Deepfake applications use two autoencoders—one trained on the face of the actor and the other trained on the face of the target. The application swaps the inputs and outputs of the two autoencoders to transfer the facial movements of the actor to the target.
What Makes Deepfakes Special?
Deepfake technology isn’t the only kind that can swap faces in videos. In fact, the VFX (visual effects) industry has been doing this for decades. But before deepfakes, the capability was limited to deep-pocketed movie studios with access to plentiful technical resources.
Deepfakes have democratized the capability to swap faces in videos. The technology is now available to anyone who has a computer with a decent processor and strong graphics card (such as the Nvidia GeForce GTX 1080) or can spend a few hundred dollars to rent cloud computing and GPU resources.

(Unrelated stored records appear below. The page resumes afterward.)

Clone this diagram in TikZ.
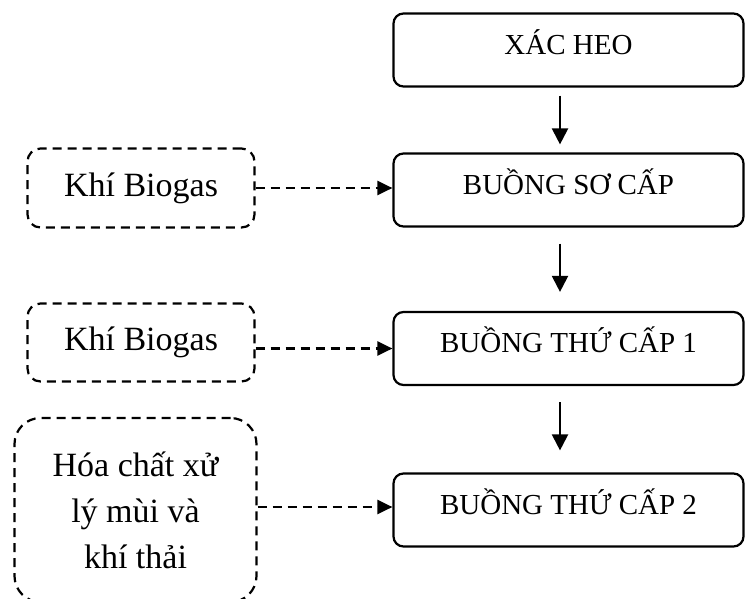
\documentclass[tikz,border=0pt]{standalone}
\usepackage{fontspec}
\setmainfont{Liberation Serif}
\usetikzlibrary{arrows.meta}
\tikzset{
  rbox/.style={draw, line width=2.2pt, rounded corners=10pt, minimum width=350pt, minimum height=73pt,
    inner sep=0pt, font=\fontsize{29}{34}\selectfont, text height=20pt, text depth=12pt},
  lbox/.style={draw, line width=2.2pt, dash pattern=on 9pt off 6pt, rounded corners=13pt,
    minimum width=227pt, minimum height=79pt, inner sep=0pt, font=\fontsize{34}{46}\selectfont},
  flow/.style={line width=2.2pt, -{Triangle[length=16pt,width=16pt]}},
  feed/.style={line width=2.2pt, dash pattern=on 9pt off 6pt, -{Triangle[length=15pt,width=14pt]}},
}
\begin{document}
\begin{tikzpicture}[x=1pt,y=-1pt]
\clip (0,0) rectangle (745,598);
\useasboundingbox (0,0) rectangle (745,598);
% main column
\node[rbox] (b1) at (568.5,50) {XÁC HEO};
\node[rbox] (b2) at (568.5,190) {BUỒNG SƠ CẤP};
\node[rbox] (b3) at (568.5,348.5) {BUỒNG THỨ CẤP 1};
\node[rbox] (b4) at (568.5,510) {BUỒNG THỨ CẤP 2};
% side inputs
\node[lbox] (l1) at (141,188) {Khí Biogas};
\node[lbox, minimum height=78pt] (l2) at (141,342.5) {Khí Biogas};
\node[lbox, minimum width=242pt, minimum height=184pt, rounded corners=26pt, align=center]
  (l3) at (135.5,510) {Hóa chất xử\\lý mùi và\\khí thải};
% vertical arrows
\draw[flow, shorten <=8pt, shorten >=8pt] ([xshift=-8.5pt]b1.south) -- ([xshift=-8.5pt]b2.north);
\draw[flow, shorten <=16pt, shorten >=19pt] ([xshift=-8.5pt]b2.south) -- ([xshift=-8.5pt]b3.north);
\draw[flow, shorten <=16pt, shorten >=22pt] ([xshift=-8.5pt]b3.south) -- ([xshift=-8.5pt]b4.north);
% dashed feeds
\draw[feed] ([yshift=2pt]b2.west -| l1.east) -- ([yshift=2pt]b2.west);
\draw[feed] (b3.west -| l2.east) -- (b3.west);
\draw[feed] ([yshift=3pt]b4.west -| l3.east) -- ([yshift=3pt]b4.west);
\end{tikzpicture}
\end{document}
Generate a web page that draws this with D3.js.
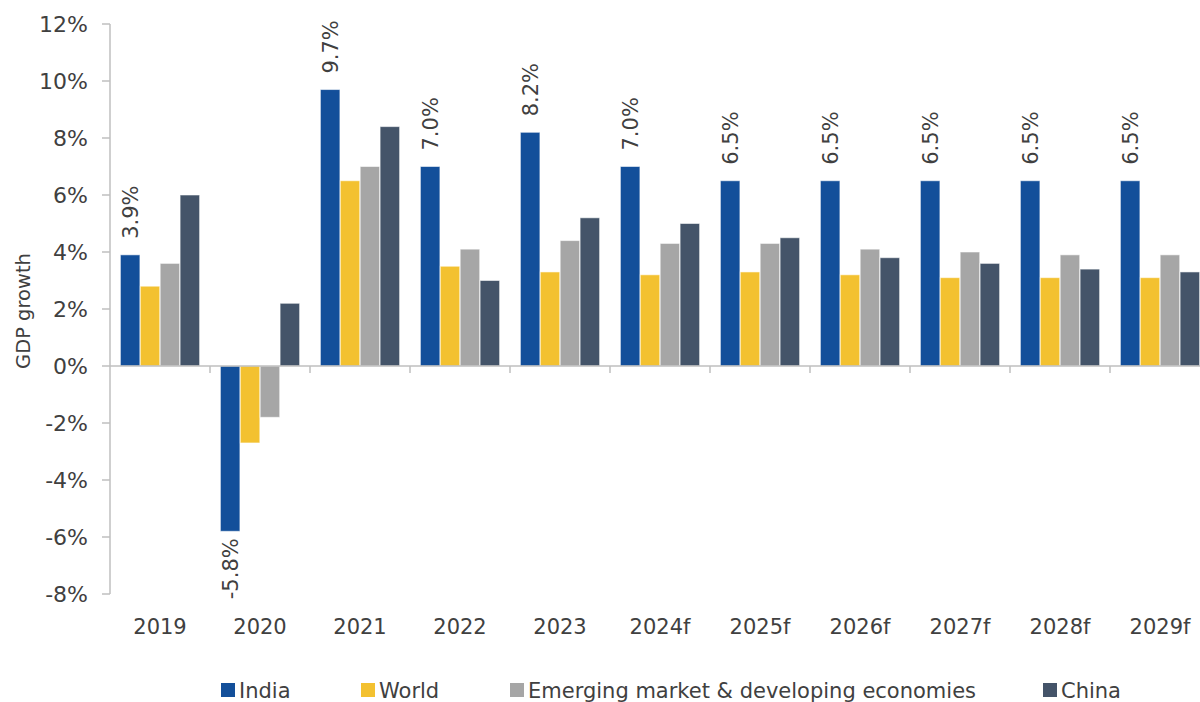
<!DOCTYPE html>
<html>
<head>
<meta charset="utf-8">
<script src="https://cdn.jsdelivr.net/npm/d3@7"></script>
<style>
  html, body { margin: 0; padding: 0; background: #fff; }
  svg { display: block; font-family: "DejaVu Sans", Verdana, sans-serif; }
</style>
</head>
<body>
<svg id="chart" width="1200" height="702"></svg>
<script>
// GDP growth, India vs World vs EMDE vs China
var years = ["2019", "2020", "2021", "2022", "2023", "2024f", "2025f", "2026f", "2027f", "2028f", "2029f"];
var seriesNames = ["India", "World", "Emerging market & developing economies", "China"];
var india = [3.9, -5.8, 9.7, 7.0, 8.2, 7.0, 6.5, 6.5, 6.5, 6.5, 6.5];
var world = [2.8, -2.7, 6.5, 3.5, 3.3, 3.2, 3.3, 3.2, 3.1, 3.1, 3.1];
var emde = [3.6, -1.8, 7.0, 4.1, 4.4, 4.3, 4.3, 4.1, 4.0, 3.9, 3.9];
var china = [6.0, 2.2, 8.4, 3.0, 5.2, 5.0, 4.5, 3.8, 3.6, 3.4, 3.3];
var yTicks = [-8, -6, -4, -2, 0, 2, 4, 6, 8, 10, 12];

var colors = ["#134f9a", "#f3c130", "#a6a6a6", "#445469"];
var textColor = "#404040";
var axisColor = "#bfbfbf";

var svg = d3.select("#chart");

var x = d3.scaleBand().domain(years).range([110, 1210]);
var x1 = d3.scaleBand().domain(d3.range(4)).range([10, 90]).padding(0.02);
var y = d3.scaleLinear().domain([-8, 12]).range([594, 24]);

var allSeries = [india, world, emde, china];
var rows = [];
years.forEach(function(yr, i) {
	for (var s = 0; s < 4; s++) {
		rows.push({ year: yr, s: s, v: allSeries[s][i] });
	}
});

// y axis
svg.append("line")
	.attr("x1", 110).attr("x2", 110)
	.attr("y1", y(12)).attr("y2", y(-8))
	.attr("stroke", axisColor).attr("stroke-width", 1.5);

var yt = svg.append("g").selectAll("g").data(yTicks).enter().append("g");
yt.append("line")
	.attr("x1", 102).attr("x2", 110)
	.attr("y1", function(d) { return y(d); })
	.attr("y2", function(d) { return y(d); })
	.attr("stroke", axisColor).attr("stroke-width", 1.5);
yt.append("text")
	.attr("x", 88)
	.attr("y", function(d) { return y(d); })
	.attr("dy", "0.36em")
	.attr("text-anchor", "end")
	.attr("fill", textColor)
	.style("font-size", "22px")
	.text(function(d) { return d + "%"; });

svg.append("text")
	.attr("transform", "translate(30,311) rotate(-90)")
	.attr("text-anchor", "middle")
	.attr("fill", textColor)
	.style("font-size", "19.5px")
	.text("GDP growth");

// bars
svg.append("g").selectAll("rect").data(rows).enter().append("rect")
	.attr("x", function(d) { return x(d.year) + x1(d.s); })
	.attr("width", x1.bandwidth())
	.attr("y", function(d) { return y(Math.max(0, d.v)); })
	.attr("height", function(d) { return Math.abs(y(d.v) - y(0)); })
	.attr("fill", function(d) { return colors[d.s]; })
	.attr("stroke", "#ffffff")
	.attr("stroke-opacity", 0.55)
	.attr("stroke-width", 1);

// x axis
svg.append("line")
	.attr("x1", 110).attr("x2", 1200)
	.attr("y1", y(0)).attr("y2", y(0))
	.attr("stroke", axisColor).attr("stroke-width", 1.5);

svg.append("g").selectAll("line").data(years.slice(1)).enter().append("line")
	.attr("x1", function(d) { return x(d); })
	.attr("x2", function(d) { return x(d); })
	.attr("y1", y(0)).attr("y2", y(0) + 7)
	.attr("stroke", axisColor).attr("stroke-width", 1.5);

svg.append("g").selectAll("text").data(years).enter().append("text")
	.attr("x", function(d) { return x(d) + x.bandwidth() / 2; })
	.attr("y", 634)
	.attr("text-anchor", "middle")
	.attr("fill", textColor)
	.style("font-size", "21px")
	.text(function(d) { return d; });

// India data labels
svg.append("g").selectAll("text").data(india).enter().append("text")
	.attr("transform", function(d, i) {
		var cx = x(years[i]) + x1(0) + x1.bandwidth() / 2 + 8;
		var cy = d >= 0 ? y(d) - 16 : y(d) + 7;
		return "translate(" + cx + "," + cy + ") rotate(-90)";
	})
	.attr("text-anchor", function(d) { return d >= 0 ? "start" : "end"; })
	.attr("fill", textColor)
	.style("font-size", "21px")
	.text(function(d) { return d.toFixed(1) + "%"; });

// legend
var legendX = [221, 361, 510, 1043];
var lg = svg.append("g").selectAll("g").data(seriesNames).enter().append("g")
	.attr("transform", function(d, i) { return "translate(" + legendX[i] + ",683)"; });
lg.append("rect")
	.attr("width", 14).attr("height", 14)
	.attr("fill", function(d, i) { return colors[i]; });
lg.append("text")
	.attr("x", 18).attr("y", 7)
	.attr("dy", "0.36em")
	.attr("fill", textColor)
	.style("font-size", "21px")
	.text(function(d) { return d; });
</script>
</body>
</html>
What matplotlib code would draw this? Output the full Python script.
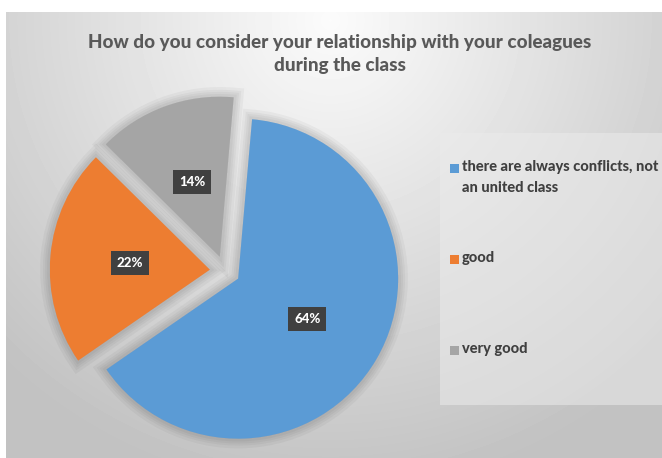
import numpy as np
import matplotlib
matplotlib.use("Agg")
import matplotlib.pyplot as plt
import matplotlib.patheffects as pe
from matplotlib.patches import Rectangle

plt.rcParams['font.family'] = ['Lato', 'DejaVu Sans']

title = "How do you consider your relationship with your coleagues\nduring the class"
categories = ["there are always conflicts, not\nan united class", "good", "very good"]
shares = [64, 22, 14]
colors = ["#5b9bd5", "#ed7d31", "#a5a5a5"]

W, H = 662, 458
fig = plt.figure(figsize=(W / 100, H / 100), dpi=100)

# background: white margin, grey gradient chart area
bg = fig.add_axes([0, 0, 1, 1])
bg.set_xlim(0, W)
bg.set_ylim(H, 0)
bg.axis("off")
yy, xx = np.mgrid[12:H, 6:W]
d = np.hypot((xx - 330) / 420.0, (yy - 20) / 420.0)
shade = np.clip(0.985 - 0.2 * d, 0.76, 1.0)
bg.imshow(shade, cmap="gray", vmin=0, vmax=1, extent=(6, W, H, 12),
          interpolation="bilinear", aspect="auto")
bg.add_patch(Rectangle((440, 133), W - 440, 272, fc="#ebebeb", ec="none", alpha=0.55))

bg.text(340, 54, title, ha="center", va="center", fontsize=13.6,
        fontweight=900, color="#595959", linespacing=1.45)

# pie, 1 data unit = 160 px, centred at (225, 271) px
cx, cy, R = 225, 271, 160
ax = fig.add_axes([0, 0, 1, 1])
ax.patch.set_visible(False)
wedges, texts, autotexts = ax.pie(
    shares, colors=colors, startangle=85, counterclock=False,
    explode=[0.095] * 3, autopct="%1.0f%%", pctdistance=0.5,
    textprops=dict(color="white", fontsize=9.5, fontweight=900))
ax.set_xlim(-cx / R, (W - cx) / R)
ax.set_ylim(-(H - cy) / R, cy / R)
ax.set_aspect("auto")
ax.axis("off")

shadow = [pe.Stroke(linewidth=w, foreground="black", alpha=0.035) for w in (14, 10, 7, 4)]
for w in wedges:
    w.set_path_effects(shadow + [pe.Normal()])
for t in autotexts:
    t.set_bbox(dict(boxstyle="square,pad=0.45", fc="#404040", ec="none"))

# legend
leg_y = [171, 262, 353]
for lab, col, y in zip(categories, colors, leg_y):
    bg.add_patch(Rectangle((450, y - 7.5), 9, 9, fc=col, ec="none"))
    bg.text(462, y - 11, lab, ha="left", va="top", fontsize=10.5,
            fontweight=900, color="#404040", linespacing=1.6)

fig.savefig("out.png", dpi=100)
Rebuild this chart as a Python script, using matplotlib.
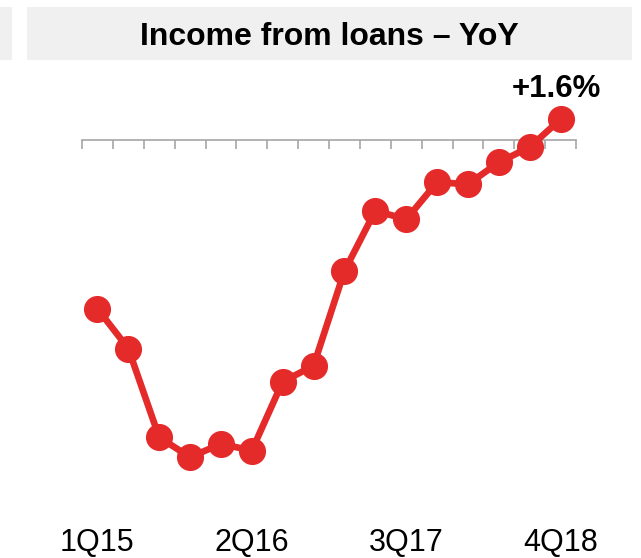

That said, creating deepfakes is neither trivial nor fully automated. The technology is gradually getting better, but creating a decent deepfake still requires a lot of time and manual work.
First, you have to gather many photos of the faces of the target and the actor, and those photos must show each face from different angles. The process usually involves grabbing thousands of frames from videos that feature the target and actor and cropping them to contain only the faces. New deepfake tools such as Faceswap can do part of the legwork by automating the frame extraction and cropping, but they still require manual tweaking.
Training the AI model and creating the deepfake can take anywhere from several days to two weeks, depending on your hardware configuration and the quality of your training data.
The Dangers of Deepfakes
Creating fun educational videos and custom casts for your favorite movies are not the only uses of deepfakes. AI-doctored videos have a darker side that has become much more prominent than its positive and benign uses.
Shortly after the first deepfake program was released, Reddit became flooded with fake pornography videos that featured celebrities and politicians. In tandem with deepfakes, the development of other AI-powered technologies have made it possible not only to fake the face but also the voice of virtually anyone.